I’ve spent my life around agricultural and environmental scientists making sure the growing numbers of us eat well and limit our impact on the environment- this has been done pretty poorly and is an essential area to invest in. The incredibly diverse biosphere is still a mystery to us, who knows what secrets it holds that may one day be lifesaving. I am furious cuts to science and research at state and federal levels have ravaged capacity built up over decades. Science pays itself in countless ways- for example WiFi is worth billions to the economy, and needs to be recognised not as an economic drain but an investment.

 

I love the Science party’s globally humanitarian approach to policy. Allowing more immigration to Australia is helpful for many reasons. My experience living in China and Europe and travelling widely cemented my view that people are people, and no one of us is more worthy just because of our place of birth. It is the right thing to do to allow as many as practical to share our excellent standard of living. Further, their arrival is good for our standard of living!

 

With an aging population and falling birth rate people will either need to accept much higher taxation or much lower government services – unless we allow increased immigration. Immigrants contribute to the economy and pay taxes for the services they use. My husband is a first generation migrant and we are lucky to have him. It’s important to consider our impact on the ecosystems that support us, and therefore we need to allow for higher density developments within cities and regional centres, supported by transport infrastructure and excellent urban planning. I don’t want to see bush and prime farmland carved up for low density residential development. However, a high speed rail line linking regional centres, and communications infrastructure like the NBN are needed for the future knowledge economy.

 

Education will be key to our future.
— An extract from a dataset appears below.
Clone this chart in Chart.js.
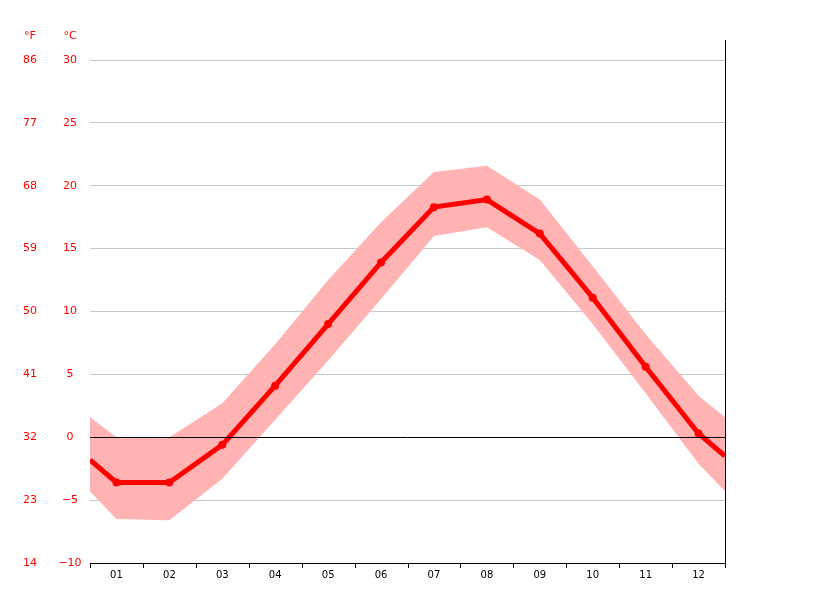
<!DOCTYPE html>
<html>
<head>
<meta charset="utf-8">
<script src="https://cdn.jsdelivr.net/npm/chart.js@4"></script>
<style>
  html, body { margin: 0; padding: 0; background: #fff; }
  #wrap { width: 815px; height: 611px; }
</style>
</head>
<body>
<div id="wrap"><canvas id="climateChart"></canvas></div>
<script>
// positions along the month axis (0.5 and 12.5 are the wrap-around edges)
const monthPos = [0.5, 1, 2, 3, 4, 5, 6, 7, 8, 9, 10, 11, 12, 12.5];
const monthLabels = ['01', '02', '03', '04', '05', '06', '07', '08', '09', '10', '11', '12'];
const avgTemp = [-1.8, -3.6, -3.6, -0.6, 4.1, 9.0, 13.9, 18.3, 18.9, 16.2, 11.1, 5.6, 0.3, -1.5];
const maxTemp = [1.6, 0.0, 0.0, 2.7, 7.4, 12.5, 17.1, 21.1, 21.6, 18.9, 13.6, 8.2, 3.3, 1.6];
const minTemp = [-4.3, -6.5, -6.6, -3.3, 1.4, 6.1, 11.0, 16.0, 16.7, 14.1, 9.0, 3.5, -2.1, -4.3];
const celsiusTicks = [30, 25, 20, 15, 10, 5, 0, -5, -10];
const fahrenheitTicks = [86, 77, 68, 59, 50, 41, 32, 23, 14];

const toPoints = arr => arr.map((v, i) => ({ x: monthPos[i], y: v }));
const labelFont = '11px "DejaVu Sans"';

// axis labels, unit headers, tick marks and frame lines
const decorations = {
    id: 'decorations',
    afterDraw(chart) {
        const ctx = chart.ctx;
        const area = chart.chartArea;
        const x = chart.scales.x;
        const y = chart.scales.y;
        ctx.save();
        ctx.font = labelFont;
        ctx.fillStyle = '#ff0000';
        ctx.textBaseline = 'middle';
        ctx.textAlign = 'center';
        celsiusTicks.forEach((c, i) => {
            const py = y.getPixelForValue(c);
            ctx.fillText(String(c).replace('-', '−'), 70, py);
            ctx.fillText(String(fahrenheitTicks[i]), 30, py);
        });
        ctx.fillText('°F', 30, 36);
        ctx.fillText('°C', 70, 36);

        // zero line
        ctx.strokeStyle = '#000';
        ctx.lineWidth = 1;
        const zy = Math.round(y.getPixelForValue(0)) + 0.5;
        ctx.beginPath();
        ctx.moveTo(area.left, zy);
        ctx.lineTo(area.right, zy);
        ctx.stroke();

        // right frame line and bottom axis
        ctx.beginPath();
        ctx.moveTo(Math.round(area.right) + 0.5, 40);
        ctx.lineTo(Math.round(area.right) + 0.5, area.bottom);
        ctx.moveTo(area.left, Math.round(area.bottom) + 0.5);
        ctx.lineTo(area.right, Math.round(area.bottom) + 0.5);
        ctx.stroke();

        // tick marks between months
        ctx.beginPath();
        for (let m = 0; m <= 12; m++) {
            const px = Math.round(x.getPixelForValue(m + 0.5)) + 0.5;
            ctx.moveTo(px, area.bottom);
            ctx.lineTo(px, area.bottom + 5);
        }
        ctx.stroke();

        // month labels
        ctx.fillStyle = '#000';
        ctx.font = '10px "DejaVu Sans"';
        monthLabels.forEach((lab, i) => {
            ctx.fillText(lab, x.getPixelForValue(i + 1), area.bottom + 12);
        });
        ctx.restore();
    }
};

const ctx = document.getElementById('climateChart').getContext('2d');
new Chart(ctx, {
    type: 'line',
    data: {
        datasets: [
            {
                label: 'avg',
                data: toPoints(avgTemp),
                borderColor: '#ff0000',
                backgroundColor: '#ff0000',
                borderWidth: 5,
                pointRadius: monthPos.map(p => (p % 1 === 0 ? 4 : 0)),
                pointBorderWidth: 0,
                tension: 0,
                fill: false,
                order: 0
            },
            {
                label: 'max',
                data: toPoints(maxTemp),
                borderWidth: 0,
                pointRadius: 0,
                backgroundColor: '#ffb3b3',
                fill: '+1',
                tension: 0,
                order: 1
            },
            {
                label: 'min',
                data: toPoints(minTemp),
                borderWidth: 0,
                pointRadius: 0,
                fill: false,
                tension: 0,
                order: 2
            }
        ]
    },
    options: {
        responsive: true,
        maintainAspectRatio: false,
        animation: false,
        layout: { padding: { left: 90, right: 90, top: 60, bottom: 40 } },
        plugins: { legend: { display: false }, tooltip: { enabled: false } },
        scales: {
            x: {
                type: 'linear',
                min: 0.5,
                max: 12.5,
                grid: { display: false },
                border: { display: false },
                ticks: { display: false }
            },
            y: {
                min: -10,
                max: 30,
                ticks: { display: false, stepSize: 5 },
                grid: { color: '#c8c8c8', drawTicks: false },
                border: { display: false }
            }
        }
    },
    plugins: [decorations]
});
</script>
</body>
</html>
Fairer and increased education funding with more for disadvantaged schools is a low hanging fruit for stimulating the economy and improving lives. I’m a public school kid and passionate that all kids deserve a great education.

 

The most pressing issue I see facing Australia is climate change. We urgently need an emissions trading scheme- only a price on Carbon demonstrably reduces emissions and stimulates the renewables industry. Whilst I don’t think the government itself should try to pick the winning technology, it is clear that the exponential pace of technological development will make some renewables like solar viable to produce lots of cheap energy. We should not shy away from research into nuclear power as it may be needed as part of the solution globally.  It is farcical that the government is cutting climate science, and embarrassing that some politicians don’t even believe climate change is happening.

As a scientist, I think my voice is a one that is needed in Australian parliament.